Porting software from one language to another is a powerful labor-saving technique. In this sense the Rust implementation gives developers using other languages a leg up over starting from scratch. Moreover, Rust's ability to integrate with other languages means that a full port may not even be necessary.
The point of reference implementations is to replicate behavior across software stacks. Tests are paramount here, and the more comprehensive they are the better. Compliance suites compiled from a diverse collection of SMILES found in the wild would offer the means to verify compatibility in an automated fashion.

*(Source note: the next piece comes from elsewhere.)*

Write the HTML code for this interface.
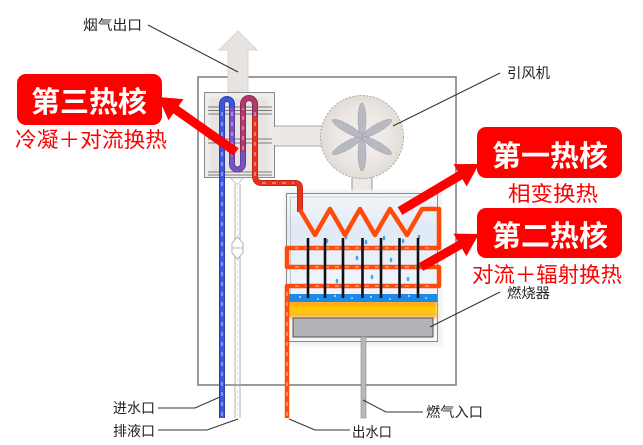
<!DOCTYPE html>
<html><head><meta charset="utf-8"><style>
html,body{margin:0;padding:0;background:#fff;}
svg{display:block;}
.lbl{font-family:"Liberation Sans","Noto Sans CJK SC",sans-serif;font-size:14px;fill:#222;}
.ttl{font-family:"Liberation Sans","Noto Sans CJK SC",sans-serif;font-size:29px;font-weight:bold;fill:#fff;}
.sub{font-family:"Liberation Sans","Noto Sans CJK SC",sans-serif;font-size:21px;fill:#f00;}
</style></head><body>
<svg width="643" height="445" viewBox="0 0 643 445" xmlns="http://www.w3.org/2000/svg">
<defs>
<filter id="soft" x="-10%" y="-10%" width="120%" height="120%"><feGaussianBlur stdDeviation="1.2"/></filter>
<linearGradient id="cham" x1="0" y1="0" x2="0" y2="1">
<stop offset="0" stop-color="#f3f6fa"/><stop offset="0.25" stop-color="#dfeaf6"/><stop offset="0.6" stop-color="#eef4fa"/><stop offset="1" stop-color="#f4f7fb"/>
</linearGradient>
<linearGradient id="flame" x1="0" y1="0" x2="0" y2="1">
<stop offset="0" stop-color="#ff9a10"/><stop offset="0.45" stop-color="#ffd000"/><stop offset="0.8" stop-color="#ffb030"/><stop offset="1" stop-color="#fff0e0" stop-opacity="0.3"/>
</linearGradient>
<radialGradient id="fanfill" cx="0.5" cy="0.5" r="0.5">
<stop offset="0" stop-color="#f4f2f0"/><stop offset="0.7" stop-color="#ebe6e2"/><stop offset="1" stop-color="#e2dcd6"/>
</radialGradient>
</defs>

<!-- outer housing -->
<rect x="198" y="77" width="258" height="308" fill="#fff" stroke="#7a7a7a" stroke-width="1.5"/>

<!-- flue arrow -->
<polygon points="238,31 257,50 248,50 248,95 228,95 228,50 219,50" fill="#e6e3e0" stroke="#d8d4d0" stroke-width="1"/>
<!-- duct to fan -->
<rect x="272" y="126" width="54" height="20" fill="#ebe8e5"/>
<line x1="275" y1="126" x2="324" y2="126" stroke="#aaa" stroke-width="1"/>
<line x1="275" y1="146" x2="322" y2="146" stroke="#aaa" stroke-width="1"/>

<!-- condenser box -->
<rect x="204.5" y="92.5" width="70" height="85" fill="#efedeb" stroke="#8a8a8a" stroke-width="1"/>
<rect x="210" y="98" width="58" height="74" fill="#e7e3df" filter="url(#soft)"/>
<rect x="273" y="127" width="4" height="18" fill="#ebe8e5"/>
<g stroke="#555" stroke-width="0.8">
<line x1="208" y1="107" x2="272" y2="107"/><line x1="208" y1="110.5" x2="272" y2="110.5"/><line x1="208" y1="114" x2="272" y2="114"/>
<line x1="208" y1="139" x2="272" y2="139"/><line x1="208" y1="143" x2="272" y2="143"/>
<line x1="208" y1="172" x2="272" y2="172"/><line x1="208" y1="175" x2="272" y2="175"/>
</g>
<!-- small funnel below condenser -->
<polygon points="231,178 243,178 238,184 236,184" fill="#fff" stroke="#bbb" stroke-width="0.8"/>

<!-- fan -->
<rect x="352" y="174" width="20" height="21" fill="#ece9e6" stroke="#999" stroke-width="1"/>
<circle cx="362" cy="137" r="41.5" fill="url(#fanfill)" stroke="#aaa" stroke-width="1" stroke-dasharray="2,1.5"/>
<g fill="#b9b9c2" stroke="#8f8f98" stroke-width="0.6" stroke-dasharray="1.5,1">
<ellipse cx="362" cy="120" rx="4" ry="17"/>
<ellipse cx="362" cy="154" rx="4" ry="17"/>
<ellipse cx="362" cy="120" rx="4" ry="17" transform="rotate(60 362 137)"/>
<ellipse cx="362" cy="154" rx="4" ry="17" transform="rotate(60 362 137)"/>
<ellipse cx="362" cy="120" rx="4" ry="17" transform="rotate(-60 362 137)"/>
<ellipse cx="362" cy="154" rx="4" ry="17" transform="rotate(-60 362 137)"/>
</g>

<!-- combustion chamber -->
<rect x="284" y="190" width="158" height="156" fill="#f2f2f2" filter="url(#soft)"/>
<rect x="286.5" y="193.5" width="151" height="148" fill="url(#cham)" stroke="#8a8a8a" stroke-width="1"/>
<line x1="290.5" y1="197" x2="290.5" y2="295" stroke="#bbb" stroke-width="0.8"/>
<line x1="290.5" y1="197" x2="434" y2="197" stroke="#bbb" stroke-width="0.8"/>
<!-- flame -->
<rect x="287" y="301" width="150" height="19" fill="url(#flame)" filter="url(#soft)"/>
<!-- water strip -->
<rect x="287" y="294" width="150" height="8" fill="#1e8ae8"/>
<g fill="#fff">
<circle cx="300" cy="297" r="0.9"/><circle cx="318" cy="299" r="0.8"/><circle cx="335" cy="296" r="0.9"/><circle cx="352" cy="298" r="0.8"/><circle cx="371" cy="297" r="0.9"/><circle cx="390" cy="299" r="0.8"/><circle cx="409" cy="296" r="0.9"/><circle cx="426" cy="298" r="0.8"/>
</g>
<!-- droplets -->
<g fill="#4aa0e8">
<ellipse cx="327" cy="241" rx="1.3" ry="2.3"/><ellipse cx="346" cy="237" rx="1.3" ry="2.3"/><ellipse cx="366" cy="242" rx="1.3" ry="2.3"/><ellipse cx="384" cy="238" rx="1.3" ry="2.3"/><ellipse cx="403" cy="241" rx="1.3" ry="2.3"/><ellipse cx="419" cy="237" rx="1.3" ry="2.3"/>
<ellipse cx="357" cy="258" rx="1.3" ry="2.3"/><ellipse cx="391" cy="260" rx="1.3" ry="2.3"/><ellipse cx="308" cy="274" rx="1.3" ry="2.3"/><ellipse cx="372" cy="277" rx="1.3" ry="2.3"/><ellipse cx="408" cy="279" rx="1.3" ry="2.3"/><ellipse cx="337" cy="281" rx="1.3" ry="2.3"/>
</g>
<!-- burner -->
<rect x="293" y="318" width="140" height="19" fill="#b3b3b8" stroke="#555" stroke-width="1"/>
<!-- gas pipe -->
<rect x="361" y="337" width="5" height="81" fill="#b8b8bc" stroke="#888" stroke-width="0.6"/>

<!-- drain pipe -->
<line x1="235" y1="184" x2="235" y2="418" stroke="#aaa" stroke-width="0.9"/>
<line x1="240" y1="184" x2="240" y2="418" stroke="#aaa" stroke-width="0.9"/>
<line x1="237.5" y1="186" x2="237.5" y2="416" stroke="#ccc" stroke-width="0.6" stroke-dasharray="3,3"/>
<polygon points="237.5,237 243,243 243,253 237.5,259 232,253 232,243" fill="#fff" stroke="#aaa" stroke-width="0.9"/>
<line x1="232" y1="248" x2="243" y2="248" stroke="#aaa" stroke-width="0.8"/>

<!-- water tubes -->
<g fill="none" stroke-linecap="butt" stroke-linejoin="round">
<path d="M222,418 L222,104 A5,5 0 0 1 232,104 L232,110" stroke="#2d3fae" stroke-width="6"/>
<path d="M222,418 L222,104 A5,5 0 0 1 232,104 L232,110" stroke="#3b56e0" stroke-width="4"/>
<path d="M232,108 L232,164 A5.5,5.5 0 0 0 243,164 L243,150" stroke="#5a3e9a" stroke-width="6"/>
<path d="M232,108 L232,164 A5.5,5.5 0 0 0 243,164 L243,150" stroke="#7a52c0" stroke-width="4"/>
<path d="M243,152 L243,104 A6,6 0 0 1 255,104 L255,120" stroke="#8a2a58" stroke-width="6"/>
<path d="M243,152 L243,104 A6,6 0 0 1 255,104 L255,120" stroke="#b23a6a" stroke-width="4"/>
<path d="M255,118 L255,176 Q255,183 262,183 L295,183 Q300,183 300,188 L300,212" stroke="#c0281c" stroke-width="6"/>
<path d="M255,118 L255,176 Q255,183 262,183 L295,183 Q300,183 300,188 L300,212" stroke="#e8321e" stroke-width="4"/>
<path d="M300,210 L315,235 L330,209 L345,235 L360,209 L375,235 L390,209 L407,235 L422,209 L439,209 L439,248 L287,248 L287,267 L439,267 L439,286 L287,286 L287,418" stroke="#ff4a0a" stroke-width="4.5"/>
</g>
<g fill="none" stroke="#fff" stroke-width="0.8" stroke-dasharray="4,6" opacity="0.9">
<path d="M222,416 L222,106"/><path d="M232,112 L232,162"/><path d="M243,150 L243,108"/><path d="M255,112 L255,176 M262,183 L294,183"/>
<path d="M287,416 L287,290"/><path d="M295,248 L435,248"/><path d="M295,267 L435,267"/><path d="M295,286 L435,286"/>
</g>
<!-- fins -->
<g stroke="#111" stroke-width="2.6">
<line x1="308" y1="238" x2="308" y2="298"/><line x1="325" y1="238" x2="325" y2="298"/><line x1="343" y1="238" x2="343" y2="298"/><line x1="362.5" y1="238" x2="362.5" y2="298"/><line x1="381" y1="238" x2="381" y2="298"/><line x1="399.5" y1="238" x2="399.5" y2="298"/><line x1="418" y1="238" x2="418" y2="298"/>
</g>

<!-- leader lines -->
<g stroke="#333" stroke-width="1" fill="none">
<line x1="148" y1="25" x2="238" y2="72"/>
<line x1="500" y1="73" x2="393" y2="126"/>
<line x1="500" y1="292" x2="430" y2="327"/>
<polyline points="363,400 386,412 423,412"/>
<polyline points="289,419 315,430 350,430"/>
<polyline points="158,408 195,408 220,397"/>
<polyline points="158,430 207,430 238,419"/>
</g>

<!-- labels -->
<text class="lbl" x="83" y="30" textLength="59" lengthAdjust="spacingAndGlyphs">烟气出口</text>
<text class="lbl" x="507" y="78" textLength="43" lengthAdjust="spacingAndGlyphs">引风机</text>
<text class="lbl" x="507" y="298" textLength="43" lengthAdjust="spacingAndGlyphs">燃烧器</text>
<text class="lbl" x="426" y="417" textLength="57" lengthAdjust="spacingAndGlyphs">燃气入口</text>
<text class="lbl" x="352" y="437" textLength="40" lengthAdjust="spacingAndGlyphs">出水口</text>
<text class="lbl" x="113" y="413" textLength="42" lengthAdjust="spacingAndGlyphs">进水口</text>
<text class="lbl" x="113" y="436" textLength="42" lengthAdjust="spacingAndGlyphs">排液口</text>

<!-- red arrows -->
<g fill="#ff0000">
<polygon points="238.6,148.3 178.6,106.0 183.5,99.1 158,97 168.5,120.3 173.4,113.4 233.4,155.7"/>
<polygon points="402.3,214.9 462.4,179.2 466.7,186.5 479,164 453.5,164.1 457.8,171.4 397.7,207.1"/>
<polygon points="423.2,270.9 462.1,248.8 466.3,256.2 479,234 453.5,233.6 457.7,241.0 418.8,263.1"/>
</g>

<!-- callout boxes -->
<rect x="17" y="74" width="145" height="51" rx="9" fill="#ff0000"/>
<text class="ttl" x="31" y="112" textLength="116" lengthAdjust="spacingAndGlyphs">第三热核</text>
<text class="sub" x="15" y="147" textLength="152" lengthAdjust="spacingAndGlyphs">冷凝＋对流换热</text>

<rect x="477" y="127" width="145" height="51" rx="9" fill="#ff0000"/>
<text class="ttl" x="492" y="166" textLength="116" lengthAdjust="spacingAndGlyphs">第一热核</text>
<text class="sub" x="508" y="201" textLength="90" lengthAdjust="spacingAndGlyphs">相变换热</text>

<rect x="477" y="208" width="145" height="50" rx="9" fill="#ff0000"/>
<text class="ttl" x="492" y="246" textLength="116" lengthAdjust="spacingAndGlyphs">第二热核</text>
<text class="sub" x="472" y="282" textLength="150" lengthAdjust="spacingAndGlyphs">对流＋辐射换热</text>
</svg>
</body></html>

A longer-range goal behind Balsa is to lay a foundation for extensions. SMILES itself lacks versioning, a limitation that Balsa necessarily inherits as a language subset. This means that Balsa must remain closed to future changes, or else risk recreating the very problem Balsa was designed to solve. In other words, what you see is what you will always get. Nevertheless, Balsa is open to extensions, provided that they avoid changes to grammar or semantics. The emergence of such extensions would both add and demonstrate value.
Conclusion
Balsa is a molecular line notation designed to be a subset of SMILES. Balsa eliminates problematic features from SMILES, while fully constraining the features that are left. The output of Balsa writers should be readable by any SMILES reader, and Balsa readers should in general be able to read SMILES. Two projects are underway: a working paper that describes the language in detail; and a software reference implementation. This combination should provide a practical entry for those interested in improving data quality in chemistry.